■ To do
Reproduce exactly the lines below, from the first one through the line containing "minimum width=70pt, minimum", and omit any pictures.

::::

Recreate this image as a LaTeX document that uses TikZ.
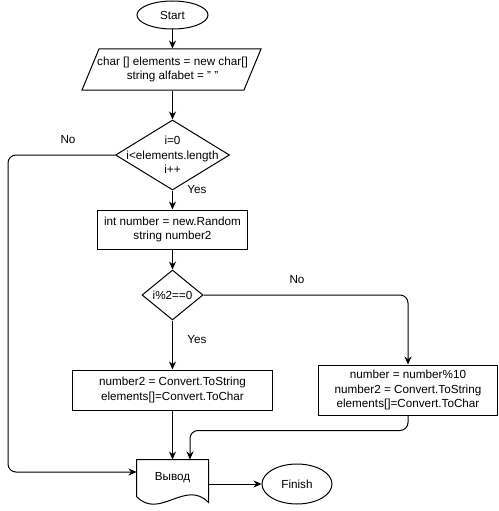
\documentclass[tikz,border=0pt]{standalone}
\usepackage{fontspec}
\setmainfont{Liberation Sans}
\usetikzlibrary{shapes.geometric,arrows.meta}

\begin{document}
\begin{tikzpicture}[x=1pt,y=-1pt,line width=1pt,
  every node/.style={font=\fontsize{11.7}{14.5}\selectfont, align=center},
  box/.style={draw, minimum height=40pt, inner sep=0pt},
  term/.style={draw, ellipse, inner sep=0pt},
  cond/.style={draw, diamond, inner sep=0pt},
  arrow/.style={-{Stealth[length=8pt,width=7pt]}}]
  \useasboundingbox (0,0) rectangle (498,511);

  % Start and data
  \node[term, minimum width=71pt, minimum height=28pt] (start) at (172.5,15) {Start};
  \draw (82,90) -- (99,49) -- (261,49) -- (244,90) -- cycle;
  \node[minimum width=150pt, minimum height=41pt, inner sep=0pt] (init) at (172.5,69.5)
    {char [] elements = new char[]\\string alfabet = \symbol{34} \symbol{34}};

  % Loop
  \node[cond, minimum width=114pt, minimum height=70pt] (loop) at (172.5,155) {};
  \node (looptxt) at (loop) {i=0\\i<elements.length\\i++};
  \node[box, minimum width=150pt, minimum height=39pt] (rnd) at (172.5,229.5)
    {int number = new.Random\\string number2};

  % Branch
  \node[cond, minimum width=61pt, minimum height=50pt] (even) at (172.5,295) {};
  \node (eventxt) at (even) {i\%2==0};
  \node[box, minimum width=200pt] (yesbox) at (172.5,390)
    {number2 = Convert.ToString\\elements[]=Convert.ToChar};
  \node[box, minimum width=179pt, minimum height=50pt] (nobox) at (408,390)
    {number = number\%10\\number2 = Convert.ToString\\elements[]=Convert.ToChar};

  % Output and finish
  \node[minimum width=71pt, minimum height=36pt, inner sep=0pt] (out) at (172.5,478) {Вывод};
  \draw (out.south west) -- (out.north west) -- (out.north east) -- ([yshift=-6pt]out.south east)
    .. controls +(-23,-24) and +(23,24) .. (out.south west);
  \node[term, minimum width=70pt, minimum height=40pt] (finish) at (297,484) {Finish};

  % Connectors
  \draw[arrow] (start) -- (init);
  \draw[arrow] (init) -- (loop);
  \draw[arrow] (loop) -- (rnd);
  \draw[arrow] (rnd) -- (even);
  \draw[arrow] (even) -- (yesbox);
  \draw[arrow, rounded corners=8pt] (even) -| (nobox);
  \draw[arrow] (yesbox) -- (out);
  \draw[arrow, rounded corners=8pt] (nobox.south) -- ++(0,15) -| ([xshift=17.5pt]out.north);
  \coordinate (back) at (8,155);
  \draw[arrow, rounded corners=8pt] (loop.west) -- (back) |- ([yshift=6pt]out.west);
  \draw[arrow] ([yshift=-6pt]out.east) -- (finish);

  % Labels
  \node (no1) at (68,140) {No};
  \node (yes1) at (197,190) {Yes};
  \node (no2) at (297,280) {No};
  \node (yes2) at (197,340) {Yes};
\end{tikzpicture}
\end{document}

::::

■ Solution for this exercise
Recreate this image as a LaTeX document that uses TikZ.
\documentclass[tikz,border=0pt]{standalone}
\usepackage{fontspec}
\setmainfont{Liberation Sans}
\usetikzlibrary{shapes.geometric,arrows.meta}

\begin{document}
\begin{tikzpicture}[x=1pt,y=-1pt,line width=1pt,
  every node/.style={font=\fontsize{11.7}{14.5}\selectfont, align=center},
  box/.style={draw, minimum height=40pt, inner sep=0pt},
  term/.style={draw, ellipse, inner sep=0pt},
  cond/.style={draw, diamond, inner sep=0pt},
  arrow/.style={-{Stealth[length=8pt,width=7pt]}}]
  \useasboundingbox (0,0) rectangle (498,511);

  % Start and data
  \node[term, minimum width=71pt, minimum height=28pt] (start) at (172.5,15) {Start};
  \draw (82,90) -- (99,49) -- (261,49) -- (244,90) -- cycle;
  \node[minimum width=150pt, minimum height=41pt, inner sep=0pt] (init) at (172.5,69.5)
    {char [] elements = new char[]\\string alfabet = \symbol{34} \symbol{34}};

  % Loop
  \node[cond, minimum width=114pt, minimum height=70pt] (loop) at (172.5,155) {};
  \node (looptxt) at (loop) {i=0\\i<elements.length\\i++};
  \node[box, minimum width=150pt, minimum height=39pt] (rnd) at (172.5,229.5)
    {int number = new.Random\\string number2};

  % Branch
  \node[cond, minimum width=61pt, minimum height=50pt] (even) at (172.5,295) {};
  \node (eventxt) at (even) {i\%2==0};
  \node[box, minimum width=200pt] (yesbox) at (172.5,390)
    {number2 = Convert.ToString\\elements[]=Convert.ToChar};
  \node[box, minimum width=179pt, minimum height=50pt] (nobox) at (408,390)
    {number = number\%10\\number2 = Convert.ToString\\elements[]=Convert.ToChar};

  % Output and finish
  \node[minimum width=71pt, minimum height=36pt, inner sep=0pt] (out) at (172.5,478) {Вывод};
  \draw (out.south west) -- (out.north west) -- (out.north east) -- ([yshift=-6pt]out.south east)
    .. controls +(-23,-24) and +(23,24) .. (out.south west);
  \node[term, minimum width=70pt, minimum height=40pt] (finish) at (297,484) {Finish};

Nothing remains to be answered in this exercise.